Even their northeast London studio, where they make nearly all their samples, is a testament to their ethic and aesthetic: It’s home to a sea of cutting tables, sewing machines and mood boards, but also filled with cognac-colored mid-century modern furniture and tree-trunk stools made by the Italian furniture designer Martino Gamper, in primary crayon tones.
For spring 2016, they used cotton and French lace for the first time, working smocking and ruffle details and embellishments onto their lean silhouettes. They get a buzz out of putting a new spin on traditional materials and techniques.
“Nostalgic for us is never about nostalgia. It’s about identifying things that are still existing, that have a culture and history and turning them into something totally relevant for the woman of nowadays,” said de Vos.

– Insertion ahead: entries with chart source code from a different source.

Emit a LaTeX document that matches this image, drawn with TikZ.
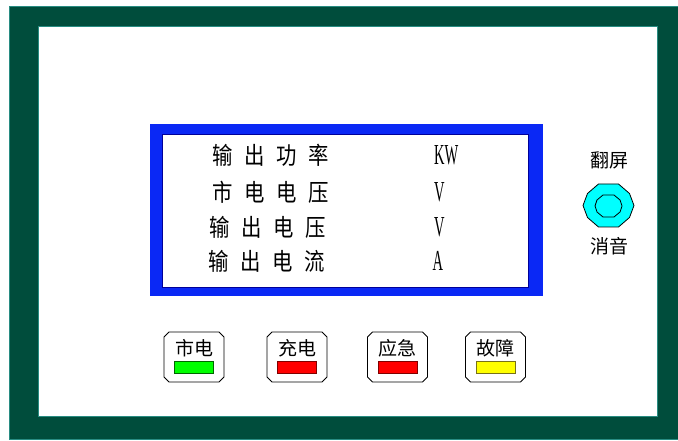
\documentclass[tikz,border=0pt]{standalone}
\usepackage{fontspec}
\newfontfamily\cjk{Noto Sans CJK SC}
\newfontfamily\cjkn[FakeStretch=0.85]{Noto Sans CJK SC}
\newfontfamily\unitfont[FakeStretch=0.5]{Liberation Serif}
\definecolor{framegreen}{RGB}{0,77,60}
\definecolor{frameedge}{RGB}{40,140,130}
\definecolor{lcdblue}{RGB}{10,40,245}
\definecolor{barred}{RGB}{255,0,0}
\definecolor{bargreen}{RGB}{0,255,0}
\definecolor{baryellow}{RGB}{255,255,0}
\definecolor{knobcyan}{RGB}{0,255,255}
\newcommand\gp{\hspace{11.6pt}}
\tikzset{
  rowtext/.style={anchor=west,inner sep=0pt,font=\cjkn\fontsize{24}{24}\selectfont},
  unittext/.style={anchor=west,inner sep=0pt,font=\unitfont\fontsize{29}{29}\selectfont},
  sidelabel/.style={inner sep=0pt,font=\cjk\fontsize{19}{19}\selectfont},
  btnlabel/.style={inner sep=0pt,font=\cjk\fontsize{19}{19}\selectfont},
  btnbox/.style={draw=black,line width=0.8pt,fill=white},
  lamp/.style={line width=0.8pt},
}
\newcommand\button[4]{% center x, name, label, fill/draw colors
  \draw[btnbox] (#1-30+5,332) -- (#1+30-5,332) -- (#1+30,337) -- (#1+30,377) -- (#1+30-5,382)
     -- (#1-30+5,382) -- (#1-30,377) -- (#1-30,337) -- cycle;
  \node[btnlabel] (#2) at (#1,348) {#3};
  \draw[lamp,#4] (#1-19.5,361) rectangle (#1+19.5,373);
}
\begin{document}
\begin{tikzpicture}[x=1pt,y=-1pt]
\useasboundingbox (0,0) rectangle (678,441);
% outer frame
\fill[framegreen,draw=frameedge,line width=1pt] (9.5,6.5) rectangle (678.5,439.5);
\fill[white,draw=frameedge,line width=1pt] (38,27) rectangle (657,416);
% LCD
\fill[lcdblue] (150,124) rectangle (543,296);
\fill[white,draw=blue!60!black,line width=0.5pt] (162,134) rectangle (528,287);
% rows
\node[rowtext] (r1) at (212,155.5) {输\gp 出\gp 功\gp 率};
\node[rowtext] (r2) at (212,192.5) {市\gp 电\gp 电\gp 压};
\node[rowtext] (r3) at (209.5,227) {输\gp 出\gp 电\gp 压};
\node[rowtext] (r4) at (208,261) {输\gp 出\gp 电\gp 流};
\node[unittext] (u1) at (434,155.5) {KW};
\node[unittext] (u2) at (434,192.5) {V};
\node[unittext] (u3) at (434,227) {V};
\node[unittext] (u4) at (432.5,261) {A};
% knob
\node[sidelabel] (flip) at (609,160.5) {翻屏};
\node[sidelabel] (mute) at (609,246) {消音};
\begin{scope}[shift={(608.5,205.5)}]
\filldraw[fill=knobcyan,draw=black,line width=0.8pt]
  (-10,-21.5) -- (10,-21.5) -- (21,-12) -- (25.5,0) -- (21,12) -- (10,21.5)
  -- (-10,21.5) -- (-21,12) -- (-25.5,0) -- (-21,-12) -- cycle;
\draw[black,line width=0.8pt,shift={(0,0.5)}]
  (-5.5,-11) -- (5.5,-11) -- (11.5,-6) -- (13.5,0) -- (11.5,6) -- (5.5,11)
  -- (-5.5,11) -- (-11.5,6) -- (-13.5,0) -- (-11.5,-6) -- cycle;
\end{scope}
% buttons
\button{194}{b1}{市电}{fill=bargreen,draw=green!40!black}
\button{297}{b2}{充电}{fill=barred,draw=red!50!black}
\button{397.5}{b3}{应急}{fill=barred,draw=red!50!black}
\button{495.5}{b4}{故障}{fill=baryellow,draw=olive!80!black}
\end{tikzpicture}
\end{document}
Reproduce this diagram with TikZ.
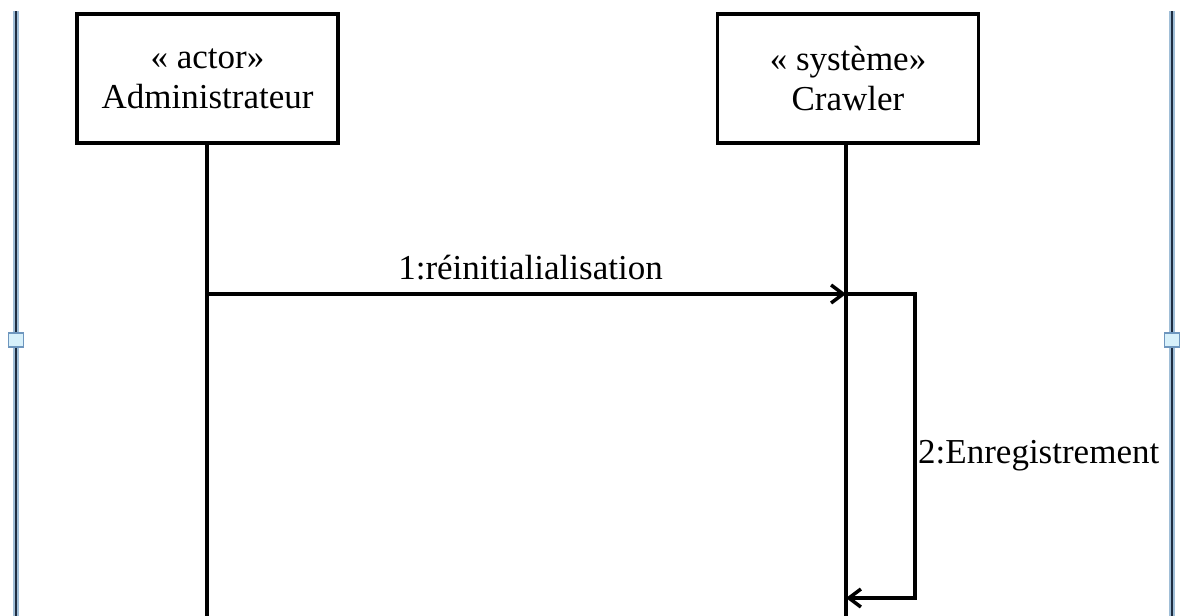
\documentclass[tikz,border=0pt]{standalone}
\usepackage{fontspec}
\setmainfont{Liberation Serif}
\usetikzlibrary{arrows.meta}
\definecolor{framedark}{RGB}{30,45,65}
\definecolor{framehalo}{RGB}{160,190,215}
\definecolor{handlefill}{RGB}{215,240,250}
\definecolor{handledraw}{RGB}{110,150,190}
\tikzset{
  lifebox/.style={draw=black, line width=3.5pt, fill=white, minimum width=261pt,
    minimum height=129pt, align=center, inner sep=0pt,
    font=\fontsize{35}{40}\selectfont},
  lifeline/.style={draw=black, line width=3.5pt},
  msg/.style={draw=black, line width=3.5pt, -{Straight Barb[length=12pt,width=18pt]}},
  msglabel/.style={inner sep=0pt, font=\fontsize{35}{40}\selectfont},
  framehaloline/.style={draw=framehalo, line width=5.5pt},
  framecore/.style={draw=framedark, line width=2.6pt},
  handle/.style={draw=handledraw, fill=handlefill, line width=1.2pt,
    minimum width=15pt, minimum height=14pt, inner sep=0pt}
}
\begin{document}
\begin{tikzpicture}[x=1pt,y=-1pt]
  \useasboundingbox (0,0) rectangle (1184,616);
  \fill[white] (0,0) rectangle (1184,616);

  % side borders of the frame
  \coordinate (lt) at (16,11);  \coordinate (lb) at (16,616);
  \coordinate (rt) at (1172,11); \coordinate (rb) at (1172,616);
  \draw[framehaloline] (lt) -- (lb);
  \draw[framecore] (lt) -- (lb);
  \draw[framehaloline] (rt) -- (rb);
  \draw[framecore] (rt) -- (rb);
  \node[handle] (hl) at (16,340) {};
  \node[handle] (hr) at (1172,340) {};

  % participants
  \node[lifebox] (admin) at (207.5,78.5) {«\ actor»\\Administrateur};
  \node[lifebox] (crawler) at (848,78.5) {«\ système»\\Crawler};

  % lifelines
  \coordinate (adminEnd) at (207,616);
  \coordinate (crawlerEnd) at (846,616);
  \draw[lifeline] (admin.south -| adminEnd) -- (adminEnd);
  \draw[lifeline] (crawler.south -| crawlerEnd) -- (crawlerEnd);

  % message 1
  \coordinate (m1s) at (207,294);
  \coordinate (m1e) at (846,294);
  \draw[msg] (m1s) -- node[msglabel, above=12pt, xshift=4pt] (l1) {1:réinitialialisation} (m1e);

  % message 2 (self call)
  \coordinate (m2a) at (915,294);
  \coordinate (m2b) at (915,598);
  \coordinate (m2e) at (846,598);
  \draw[msg] (m1e) -- (m2a) -- (m2b) -- (m2e);
  \node[msglabel, anchor=base west] (l2) at (918,463) {2:Enregistrement};
\end{tikzpicture}
\end{document}
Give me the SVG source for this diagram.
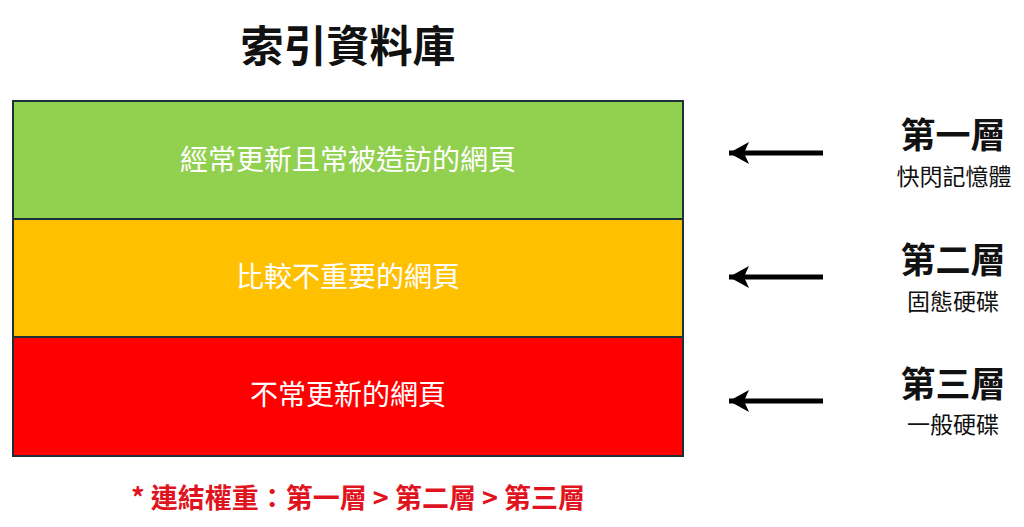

So adamant are they about pushing their designs into new territory that prints now represent about 30 percent of the collection, down from 100 percent.
“It is exciting to see them evolve now and work their art in a different way while still staying true to their DNA,” Mittal said. “They have enormous potential and I am excited to support them to take the brand to the next level. We are in their midst of building our team, which is an important next step.”
Indeed, the designers are looking to beef up their management team, and are currently looking for a managing director. “We definitely need more support on the business side,” said de Vos.
Stylebop’s Yavari said Peter Pilotto is not a brand to be pigeonholed, and points to the “fluid fabrics, fresh silhouettes, the softer feminine details that amply showcased their expert tailoring skills,” for spring.
There’s little doubt more spoils await these two princes of print.